• [What this task involves] From the listing below, copy every line with the word "Apache".

Records excerpted from a collection
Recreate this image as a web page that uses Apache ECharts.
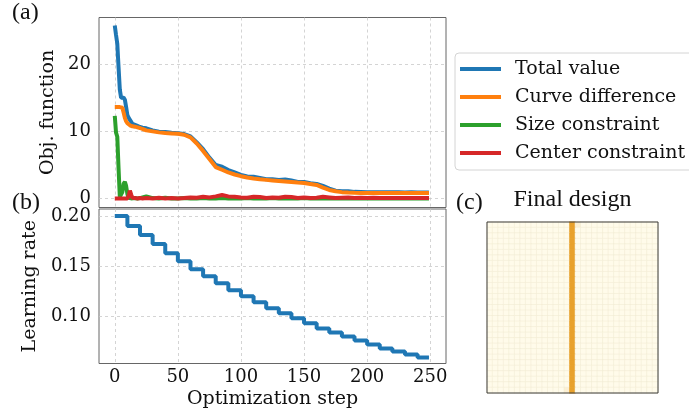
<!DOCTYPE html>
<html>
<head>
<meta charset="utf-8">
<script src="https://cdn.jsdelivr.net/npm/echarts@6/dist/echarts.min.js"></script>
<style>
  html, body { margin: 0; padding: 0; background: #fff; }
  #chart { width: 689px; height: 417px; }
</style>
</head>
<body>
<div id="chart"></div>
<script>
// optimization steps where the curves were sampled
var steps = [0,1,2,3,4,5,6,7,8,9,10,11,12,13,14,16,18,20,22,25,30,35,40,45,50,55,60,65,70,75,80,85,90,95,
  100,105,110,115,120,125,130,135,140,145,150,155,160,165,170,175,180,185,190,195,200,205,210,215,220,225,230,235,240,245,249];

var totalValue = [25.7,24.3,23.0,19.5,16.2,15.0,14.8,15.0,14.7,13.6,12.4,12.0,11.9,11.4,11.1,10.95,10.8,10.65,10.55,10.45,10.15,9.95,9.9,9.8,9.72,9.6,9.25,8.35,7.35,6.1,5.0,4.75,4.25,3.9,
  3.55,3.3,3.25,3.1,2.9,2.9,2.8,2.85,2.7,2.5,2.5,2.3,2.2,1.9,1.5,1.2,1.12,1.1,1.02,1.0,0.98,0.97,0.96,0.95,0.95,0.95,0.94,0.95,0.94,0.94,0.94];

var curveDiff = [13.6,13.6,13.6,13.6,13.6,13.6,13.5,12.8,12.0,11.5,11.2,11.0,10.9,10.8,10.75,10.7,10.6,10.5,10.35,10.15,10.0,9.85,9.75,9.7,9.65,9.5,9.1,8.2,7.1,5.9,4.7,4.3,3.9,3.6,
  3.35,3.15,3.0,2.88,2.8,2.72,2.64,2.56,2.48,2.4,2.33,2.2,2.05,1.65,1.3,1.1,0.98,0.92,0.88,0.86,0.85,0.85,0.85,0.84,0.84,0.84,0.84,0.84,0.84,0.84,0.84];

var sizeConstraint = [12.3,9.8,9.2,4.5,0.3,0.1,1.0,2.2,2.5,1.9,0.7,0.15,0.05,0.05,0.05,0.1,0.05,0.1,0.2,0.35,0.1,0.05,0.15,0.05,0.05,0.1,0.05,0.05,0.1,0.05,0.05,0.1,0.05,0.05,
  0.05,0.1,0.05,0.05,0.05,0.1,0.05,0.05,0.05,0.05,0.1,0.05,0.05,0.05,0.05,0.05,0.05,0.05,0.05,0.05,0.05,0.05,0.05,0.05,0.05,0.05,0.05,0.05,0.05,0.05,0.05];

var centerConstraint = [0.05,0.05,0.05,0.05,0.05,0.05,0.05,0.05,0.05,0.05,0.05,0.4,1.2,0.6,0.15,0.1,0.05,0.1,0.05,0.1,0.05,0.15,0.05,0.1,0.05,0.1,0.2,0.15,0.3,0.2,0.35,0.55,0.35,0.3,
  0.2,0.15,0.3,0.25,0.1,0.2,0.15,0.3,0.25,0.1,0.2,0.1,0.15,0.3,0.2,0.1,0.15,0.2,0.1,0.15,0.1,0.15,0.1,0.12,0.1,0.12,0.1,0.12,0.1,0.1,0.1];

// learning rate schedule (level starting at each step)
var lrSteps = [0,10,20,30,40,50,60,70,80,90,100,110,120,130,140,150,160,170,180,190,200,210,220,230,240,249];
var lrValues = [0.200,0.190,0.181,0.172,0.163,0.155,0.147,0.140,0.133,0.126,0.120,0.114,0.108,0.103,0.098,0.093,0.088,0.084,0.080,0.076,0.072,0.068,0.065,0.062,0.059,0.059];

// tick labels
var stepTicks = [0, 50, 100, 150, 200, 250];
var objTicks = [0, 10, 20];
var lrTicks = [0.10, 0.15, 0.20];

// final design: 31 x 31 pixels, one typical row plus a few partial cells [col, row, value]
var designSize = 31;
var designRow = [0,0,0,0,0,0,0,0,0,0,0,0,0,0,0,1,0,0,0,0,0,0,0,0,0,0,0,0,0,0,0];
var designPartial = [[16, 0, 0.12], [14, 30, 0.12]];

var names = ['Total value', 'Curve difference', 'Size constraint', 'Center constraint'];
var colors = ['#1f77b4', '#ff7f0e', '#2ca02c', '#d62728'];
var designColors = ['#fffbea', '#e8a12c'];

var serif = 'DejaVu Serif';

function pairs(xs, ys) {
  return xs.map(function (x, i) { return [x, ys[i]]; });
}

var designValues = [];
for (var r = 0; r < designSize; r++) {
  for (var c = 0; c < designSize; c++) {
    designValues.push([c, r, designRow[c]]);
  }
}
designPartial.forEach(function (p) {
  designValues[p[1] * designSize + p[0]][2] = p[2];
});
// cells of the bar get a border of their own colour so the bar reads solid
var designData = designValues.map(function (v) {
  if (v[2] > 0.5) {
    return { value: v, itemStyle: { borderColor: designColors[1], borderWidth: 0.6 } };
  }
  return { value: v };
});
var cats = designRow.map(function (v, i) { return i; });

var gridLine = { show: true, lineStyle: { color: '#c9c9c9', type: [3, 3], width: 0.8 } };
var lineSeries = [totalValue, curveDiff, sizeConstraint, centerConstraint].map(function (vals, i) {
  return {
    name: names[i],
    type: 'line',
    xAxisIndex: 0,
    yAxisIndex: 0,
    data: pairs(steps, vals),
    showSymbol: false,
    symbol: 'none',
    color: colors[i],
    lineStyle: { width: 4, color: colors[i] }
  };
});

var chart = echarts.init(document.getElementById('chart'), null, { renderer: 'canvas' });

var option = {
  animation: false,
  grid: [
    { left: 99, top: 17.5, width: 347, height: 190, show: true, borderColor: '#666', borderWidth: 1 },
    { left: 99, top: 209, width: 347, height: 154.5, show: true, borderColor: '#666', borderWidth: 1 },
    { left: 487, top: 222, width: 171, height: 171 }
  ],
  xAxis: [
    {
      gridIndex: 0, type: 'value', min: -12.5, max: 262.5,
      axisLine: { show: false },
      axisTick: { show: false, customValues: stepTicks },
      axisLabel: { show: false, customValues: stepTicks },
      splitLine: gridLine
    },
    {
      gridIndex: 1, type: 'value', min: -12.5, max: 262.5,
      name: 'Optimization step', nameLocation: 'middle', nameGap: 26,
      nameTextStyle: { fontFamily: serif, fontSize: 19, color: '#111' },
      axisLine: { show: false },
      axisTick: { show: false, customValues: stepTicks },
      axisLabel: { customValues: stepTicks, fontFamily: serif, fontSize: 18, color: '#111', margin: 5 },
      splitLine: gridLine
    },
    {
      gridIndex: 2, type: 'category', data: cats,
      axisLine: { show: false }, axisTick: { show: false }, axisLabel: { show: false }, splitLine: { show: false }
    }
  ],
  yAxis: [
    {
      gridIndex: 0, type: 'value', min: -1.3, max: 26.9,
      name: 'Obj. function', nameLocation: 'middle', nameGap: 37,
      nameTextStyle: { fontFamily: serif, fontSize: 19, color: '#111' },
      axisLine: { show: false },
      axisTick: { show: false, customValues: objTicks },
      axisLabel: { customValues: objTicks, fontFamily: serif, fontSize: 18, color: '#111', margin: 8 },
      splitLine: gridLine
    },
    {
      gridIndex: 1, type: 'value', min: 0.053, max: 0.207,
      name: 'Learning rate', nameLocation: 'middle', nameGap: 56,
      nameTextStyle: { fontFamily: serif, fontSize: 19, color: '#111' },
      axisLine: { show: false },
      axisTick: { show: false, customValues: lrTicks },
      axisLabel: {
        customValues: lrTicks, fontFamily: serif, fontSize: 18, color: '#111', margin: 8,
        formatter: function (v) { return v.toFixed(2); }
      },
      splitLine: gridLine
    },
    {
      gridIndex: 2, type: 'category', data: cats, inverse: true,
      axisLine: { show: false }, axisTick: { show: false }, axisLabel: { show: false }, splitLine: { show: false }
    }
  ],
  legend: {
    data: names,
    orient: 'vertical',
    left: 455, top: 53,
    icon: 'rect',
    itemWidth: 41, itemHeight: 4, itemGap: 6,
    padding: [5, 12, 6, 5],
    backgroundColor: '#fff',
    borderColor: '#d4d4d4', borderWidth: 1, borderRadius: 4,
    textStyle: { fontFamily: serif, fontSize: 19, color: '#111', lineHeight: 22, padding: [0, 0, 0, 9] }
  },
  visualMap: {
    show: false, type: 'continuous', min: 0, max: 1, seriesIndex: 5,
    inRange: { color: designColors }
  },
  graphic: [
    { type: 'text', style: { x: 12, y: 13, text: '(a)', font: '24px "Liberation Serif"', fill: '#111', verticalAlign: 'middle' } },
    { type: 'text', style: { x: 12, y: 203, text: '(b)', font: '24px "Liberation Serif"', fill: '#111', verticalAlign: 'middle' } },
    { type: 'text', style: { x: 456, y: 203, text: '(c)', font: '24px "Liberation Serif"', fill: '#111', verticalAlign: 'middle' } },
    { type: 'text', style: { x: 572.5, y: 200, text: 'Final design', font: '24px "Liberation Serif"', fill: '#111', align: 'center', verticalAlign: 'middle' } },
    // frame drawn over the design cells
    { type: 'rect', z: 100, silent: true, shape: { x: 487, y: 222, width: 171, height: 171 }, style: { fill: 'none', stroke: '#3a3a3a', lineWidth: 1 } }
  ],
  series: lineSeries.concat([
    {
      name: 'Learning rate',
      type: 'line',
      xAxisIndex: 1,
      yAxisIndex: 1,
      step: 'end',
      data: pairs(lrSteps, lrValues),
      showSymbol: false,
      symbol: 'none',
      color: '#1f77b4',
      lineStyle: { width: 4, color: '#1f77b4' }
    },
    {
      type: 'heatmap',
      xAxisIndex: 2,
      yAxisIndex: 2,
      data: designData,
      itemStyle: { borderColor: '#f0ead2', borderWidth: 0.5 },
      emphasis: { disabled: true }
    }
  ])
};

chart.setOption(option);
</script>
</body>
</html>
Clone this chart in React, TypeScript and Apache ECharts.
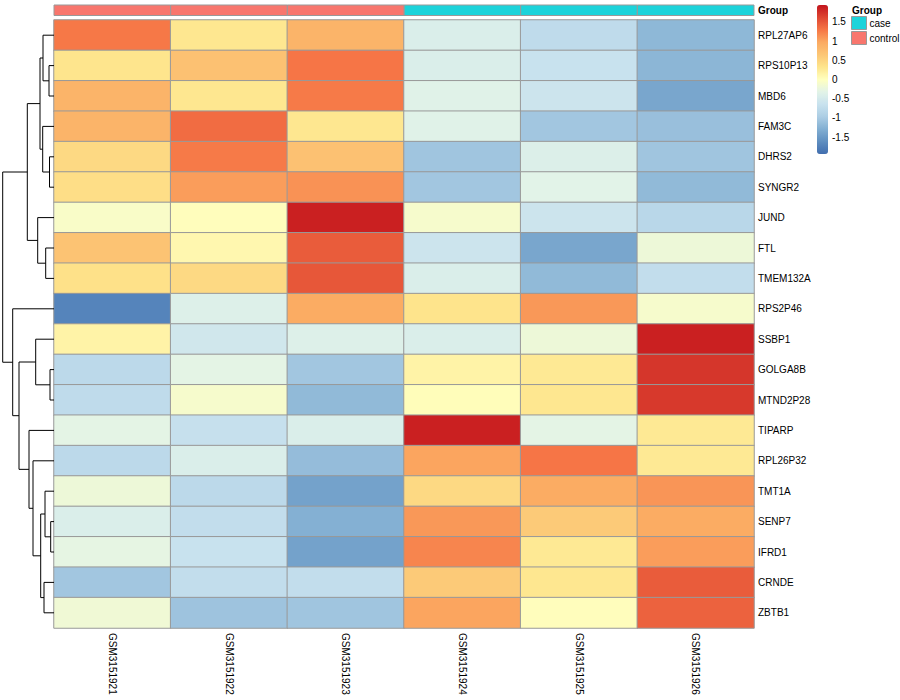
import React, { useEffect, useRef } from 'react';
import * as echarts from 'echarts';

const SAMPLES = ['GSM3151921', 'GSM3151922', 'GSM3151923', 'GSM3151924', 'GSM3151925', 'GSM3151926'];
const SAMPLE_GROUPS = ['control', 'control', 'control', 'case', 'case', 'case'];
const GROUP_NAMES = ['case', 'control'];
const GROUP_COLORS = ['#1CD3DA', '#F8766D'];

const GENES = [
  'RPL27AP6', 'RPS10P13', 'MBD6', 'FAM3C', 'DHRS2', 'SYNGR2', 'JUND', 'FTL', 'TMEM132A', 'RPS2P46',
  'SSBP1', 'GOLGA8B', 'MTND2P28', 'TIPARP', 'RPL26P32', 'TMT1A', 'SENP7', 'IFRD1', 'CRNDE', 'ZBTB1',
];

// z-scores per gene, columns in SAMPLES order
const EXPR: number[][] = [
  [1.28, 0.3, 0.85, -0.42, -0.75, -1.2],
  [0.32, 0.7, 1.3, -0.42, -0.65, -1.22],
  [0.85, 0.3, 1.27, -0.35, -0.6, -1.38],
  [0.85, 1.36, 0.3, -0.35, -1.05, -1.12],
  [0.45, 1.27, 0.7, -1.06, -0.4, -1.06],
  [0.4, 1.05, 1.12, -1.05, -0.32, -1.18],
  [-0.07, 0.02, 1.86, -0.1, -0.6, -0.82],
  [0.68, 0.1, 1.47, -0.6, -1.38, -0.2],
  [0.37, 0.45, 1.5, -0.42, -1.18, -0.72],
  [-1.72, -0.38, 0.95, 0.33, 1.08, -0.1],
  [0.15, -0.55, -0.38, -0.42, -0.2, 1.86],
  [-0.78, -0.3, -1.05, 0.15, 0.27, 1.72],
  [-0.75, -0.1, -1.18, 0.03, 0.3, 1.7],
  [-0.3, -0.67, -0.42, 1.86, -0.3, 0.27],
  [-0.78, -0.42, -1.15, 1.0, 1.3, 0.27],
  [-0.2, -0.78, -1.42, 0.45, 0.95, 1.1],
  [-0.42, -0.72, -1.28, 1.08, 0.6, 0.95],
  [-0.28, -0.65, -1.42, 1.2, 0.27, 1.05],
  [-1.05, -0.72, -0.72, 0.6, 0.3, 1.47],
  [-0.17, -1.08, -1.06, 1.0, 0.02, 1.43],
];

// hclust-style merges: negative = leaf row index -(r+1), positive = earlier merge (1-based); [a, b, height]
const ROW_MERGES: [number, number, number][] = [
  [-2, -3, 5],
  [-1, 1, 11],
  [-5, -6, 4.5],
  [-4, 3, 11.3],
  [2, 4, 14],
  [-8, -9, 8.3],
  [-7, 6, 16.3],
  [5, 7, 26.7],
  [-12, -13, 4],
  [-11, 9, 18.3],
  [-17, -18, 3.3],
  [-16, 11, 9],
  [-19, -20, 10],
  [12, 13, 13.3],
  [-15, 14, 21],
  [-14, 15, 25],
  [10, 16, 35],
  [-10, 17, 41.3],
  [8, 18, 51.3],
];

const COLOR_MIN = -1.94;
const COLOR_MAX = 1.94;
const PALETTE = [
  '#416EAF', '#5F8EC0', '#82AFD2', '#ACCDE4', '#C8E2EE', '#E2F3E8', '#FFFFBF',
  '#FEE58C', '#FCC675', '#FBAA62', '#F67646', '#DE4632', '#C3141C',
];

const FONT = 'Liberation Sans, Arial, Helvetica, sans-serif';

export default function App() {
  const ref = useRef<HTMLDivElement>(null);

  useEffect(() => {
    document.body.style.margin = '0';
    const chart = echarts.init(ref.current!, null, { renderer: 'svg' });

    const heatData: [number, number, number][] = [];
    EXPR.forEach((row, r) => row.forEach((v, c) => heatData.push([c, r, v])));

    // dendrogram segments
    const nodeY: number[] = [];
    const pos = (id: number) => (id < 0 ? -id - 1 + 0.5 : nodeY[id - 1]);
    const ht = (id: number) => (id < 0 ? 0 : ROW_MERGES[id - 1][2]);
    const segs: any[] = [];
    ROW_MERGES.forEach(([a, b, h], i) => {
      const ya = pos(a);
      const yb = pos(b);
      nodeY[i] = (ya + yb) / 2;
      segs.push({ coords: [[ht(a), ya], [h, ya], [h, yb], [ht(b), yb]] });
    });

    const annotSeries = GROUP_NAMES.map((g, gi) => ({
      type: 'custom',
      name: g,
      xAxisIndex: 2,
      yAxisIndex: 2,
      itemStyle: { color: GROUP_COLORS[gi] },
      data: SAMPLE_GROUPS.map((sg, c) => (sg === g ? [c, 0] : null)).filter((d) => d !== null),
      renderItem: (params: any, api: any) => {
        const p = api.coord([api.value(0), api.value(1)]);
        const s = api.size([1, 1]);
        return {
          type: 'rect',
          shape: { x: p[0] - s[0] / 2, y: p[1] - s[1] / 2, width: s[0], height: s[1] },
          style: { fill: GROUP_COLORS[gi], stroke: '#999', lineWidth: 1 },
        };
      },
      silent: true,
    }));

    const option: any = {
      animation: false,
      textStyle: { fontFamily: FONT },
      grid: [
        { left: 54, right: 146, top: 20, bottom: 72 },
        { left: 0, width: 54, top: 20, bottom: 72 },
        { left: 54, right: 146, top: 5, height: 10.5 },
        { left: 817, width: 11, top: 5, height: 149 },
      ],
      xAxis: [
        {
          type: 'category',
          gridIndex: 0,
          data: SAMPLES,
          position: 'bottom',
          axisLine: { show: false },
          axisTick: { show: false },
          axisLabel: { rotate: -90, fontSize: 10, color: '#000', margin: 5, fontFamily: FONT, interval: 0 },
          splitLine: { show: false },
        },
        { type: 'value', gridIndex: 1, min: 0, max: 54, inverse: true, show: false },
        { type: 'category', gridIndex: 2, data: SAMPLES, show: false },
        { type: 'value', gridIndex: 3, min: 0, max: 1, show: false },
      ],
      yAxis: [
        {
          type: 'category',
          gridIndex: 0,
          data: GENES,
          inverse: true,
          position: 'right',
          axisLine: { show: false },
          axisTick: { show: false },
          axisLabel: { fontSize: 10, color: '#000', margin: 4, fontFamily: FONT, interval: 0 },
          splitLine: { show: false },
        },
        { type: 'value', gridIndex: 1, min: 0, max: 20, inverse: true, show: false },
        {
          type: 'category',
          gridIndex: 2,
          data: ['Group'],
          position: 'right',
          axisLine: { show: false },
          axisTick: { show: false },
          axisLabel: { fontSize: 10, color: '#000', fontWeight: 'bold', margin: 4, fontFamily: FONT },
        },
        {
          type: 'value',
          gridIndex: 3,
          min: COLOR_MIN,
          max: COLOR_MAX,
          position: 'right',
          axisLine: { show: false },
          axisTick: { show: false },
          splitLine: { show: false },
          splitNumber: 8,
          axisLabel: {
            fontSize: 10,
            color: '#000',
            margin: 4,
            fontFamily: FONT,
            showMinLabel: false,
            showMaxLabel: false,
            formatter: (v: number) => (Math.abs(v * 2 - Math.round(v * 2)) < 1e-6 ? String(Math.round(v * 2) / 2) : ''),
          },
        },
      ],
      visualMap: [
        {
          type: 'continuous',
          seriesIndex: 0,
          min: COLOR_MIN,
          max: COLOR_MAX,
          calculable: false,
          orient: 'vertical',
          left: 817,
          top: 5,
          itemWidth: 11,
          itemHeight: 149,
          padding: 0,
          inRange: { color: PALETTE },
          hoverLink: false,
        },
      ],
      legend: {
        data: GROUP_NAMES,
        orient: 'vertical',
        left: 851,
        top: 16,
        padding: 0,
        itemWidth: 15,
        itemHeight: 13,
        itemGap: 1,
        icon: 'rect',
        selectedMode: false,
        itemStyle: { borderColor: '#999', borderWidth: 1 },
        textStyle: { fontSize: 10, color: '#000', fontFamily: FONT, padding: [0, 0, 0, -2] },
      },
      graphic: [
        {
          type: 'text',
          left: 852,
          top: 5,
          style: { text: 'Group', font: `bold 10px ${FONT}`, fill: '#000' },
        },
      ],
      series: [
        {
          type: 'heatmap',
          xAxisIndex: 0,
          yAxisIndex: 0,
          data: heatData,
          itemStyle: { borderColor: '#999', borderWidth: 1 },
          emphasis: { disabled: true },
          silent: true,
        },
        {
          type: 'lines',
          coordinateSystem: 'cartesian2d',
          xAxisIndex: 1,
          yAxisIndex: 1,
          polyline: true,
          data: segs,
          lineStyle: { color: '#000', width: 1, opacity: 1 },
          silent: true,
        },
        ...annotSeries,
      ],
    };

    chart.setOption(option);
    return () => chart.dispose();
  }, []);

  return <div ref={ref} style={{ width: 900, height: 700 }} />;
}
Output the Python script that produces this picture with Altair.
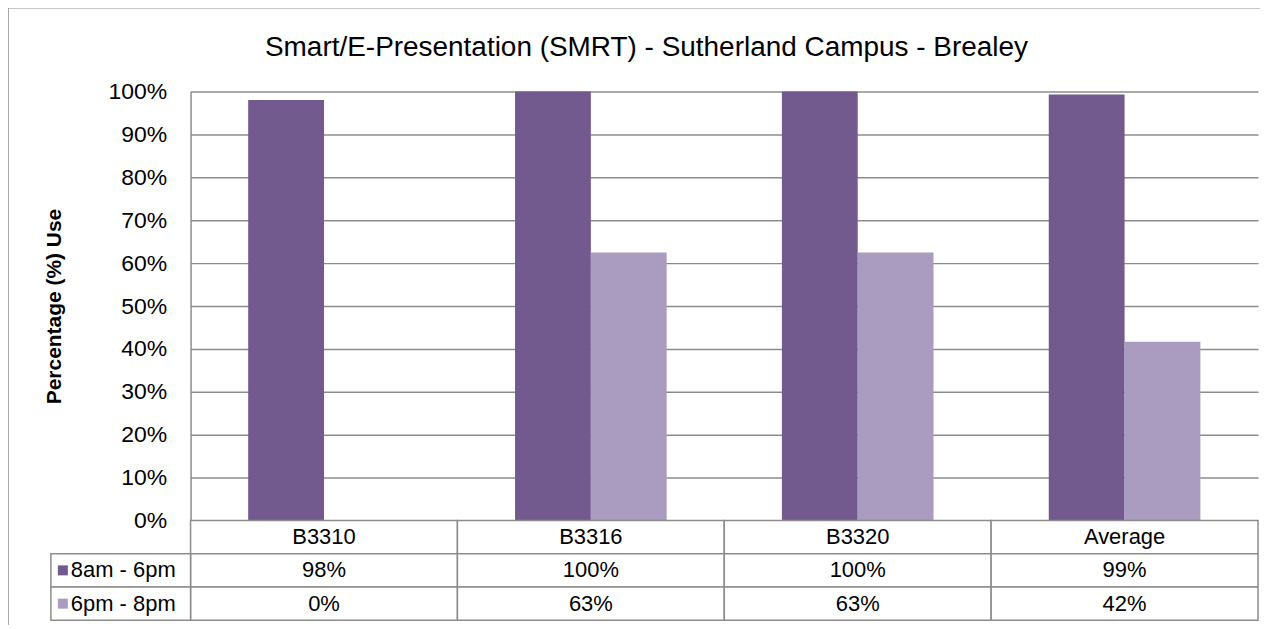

• [Response for this exercise]
Recreate this image as a web page that uses Apache ECharts.
Clone this chart in React, TypeScript and Apache ECharts.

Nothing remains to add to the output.